Added value gives BBC distinction

SATURDAY witnessed the largest rally of people with disabilities that anyone can remember happening in Newcastle as part of a national series of 'hardest hit' events throughout the UK.

The message from that rally and in other parts of society is that the axe brought down by the Government’s spending cuts is falling in all the wrong places.

There are capacity and geographic inequities to what is happening.

This isn’t only levelled at Government cuts. The proposals from the BBC following the decision to freeze the licence fee for six years are equally flawed in terms of equity, and also in respect of the fundamental role of the BBC as a public service broadcaster. The fee freeze equates to around a 16% cut in income for the BBC, about £340m.

The National Union of Journalists described the decision as a watershed moment for the corporation, recognising that these massive cuts could lead to a completely different kind of organisation emerging from whatever changes take place.

Efficiency savings are nothing new to BBC staff, or any other part of the media industry.

Those that engage with operations in this sector can’t fail to have noticed that the people responsible for sound, lighting, camera and interviews is now, more often than not, the same individual.

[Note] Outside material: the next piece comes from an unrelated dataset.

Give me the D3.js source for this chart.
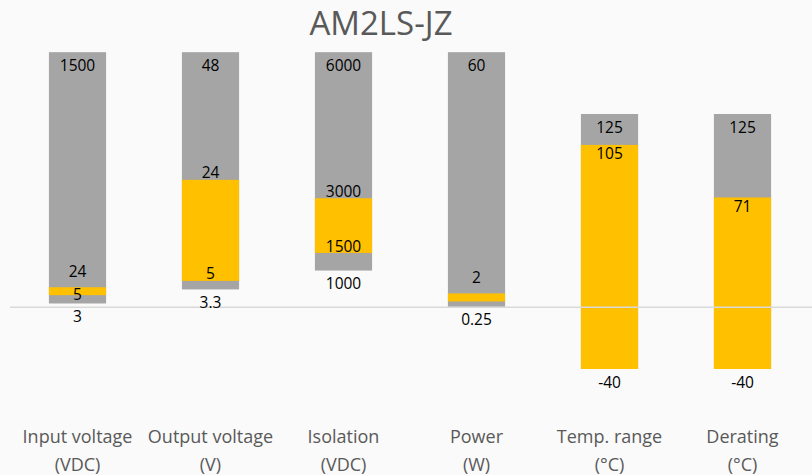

Weekend work has been minimised and the terms and conditions of skilled and talented individuals persistently eroded, with most camera operators, for example, being moved on to spurious ‘self- employment’ contracts, akin to what is happening in the increasingly unregulated construction sector.

Strategically, some of the proposals for managing these cuts do completely undermine the real value of the BBC. What is distinctive about the BBC is its regional added value.

In the same way that local newspapers are read in greater numbers per capita than national titles, so regional current affairs productions are more important to the public than the national stories.

This does provide something distinctive for the BBC, something that separates it from the increasingly transnational media market, and something that makes a public service contribution; it is this public service ethos that should drive the decisions about the focus for future BBC productions.

The BBC Trust must take these views into consideration and resist the temptation to further undermine important regional media content. Make your views heard via the BBC Trust Website.